In this first installment of a two-part series on technology platforms that are revolutionizing the insurance industry, Verisk’s Tim Coyle gives a primer on microservices and their potential advantages for insurers.
Neil Spector: Tim, we hear a lot of talk lately about microservices. What exactly are they?
Tim Coyle: Microservices are a collection of well-defined programming codes or subroutines that—while isolated—enable complex functionality that can be developed, deployed, invoked, and managed independently. I often refer to microservices as green programming because we can reduce, reuse, and recycle our original work for many purposes. Essentially, each microservice becomes a building block to accomplish something much more complex.
Neil: What’s one critical way microservices can help insurers?
Tim: For Verisk and ISO, uptime is critical to our business. Microservices provide business continuity to our clients, seamlessly switching to redundant servers in real time if there’s a service outage.

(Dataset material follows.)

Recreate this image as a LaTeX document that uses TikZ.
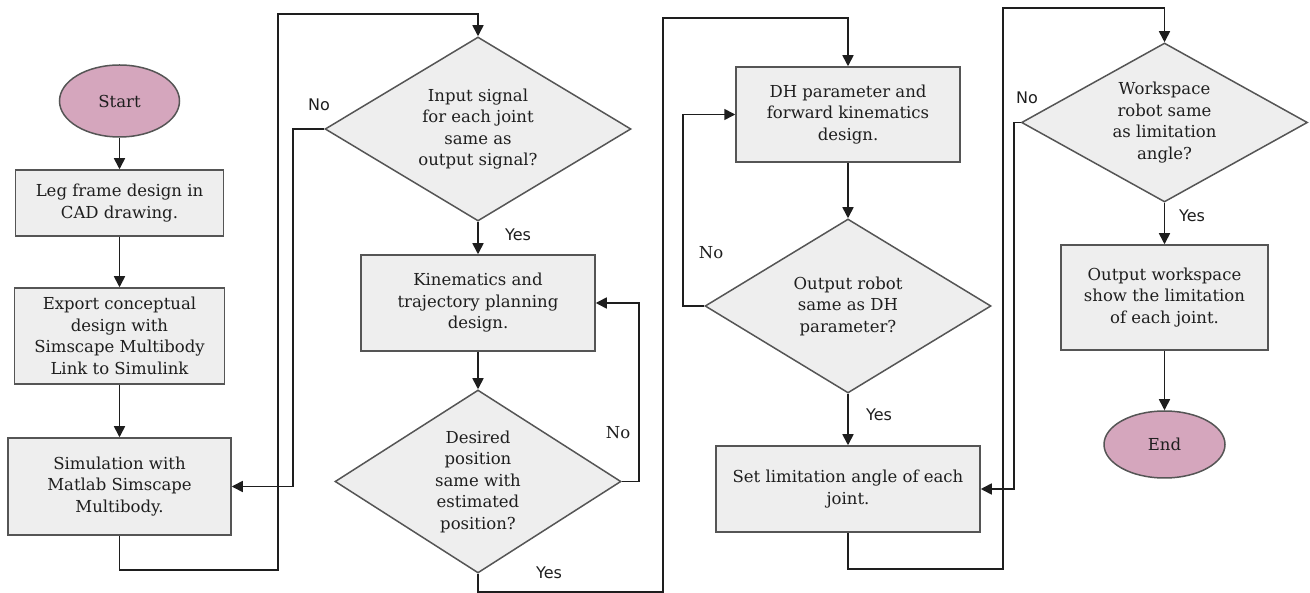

Neil: How can microservices enable insurers to be agile and responsive?
Tim: Google has a body of research on “micro-moments” that occur when people reflexively turn to a device—increasingly a smartphone—to act on a need to learn something, do something, discover something, watch something, or buy something. They’re intent-rich moments when decisions are made and preferences are shaped quickly. Microservices enable insurers to meet the need for speed and take advantage of the moment.
Neil: How can microservices help to drive innovation?
Tim: One way is through compartmentalization, which is one aspect of microservices my team loves. Say an insurer has a request to enhance a service. We can test with a single instance, iterate, and when we want to roll out an enhancement to all customers, do it seamlessly behind the scenes—all enabled by these little bits of code.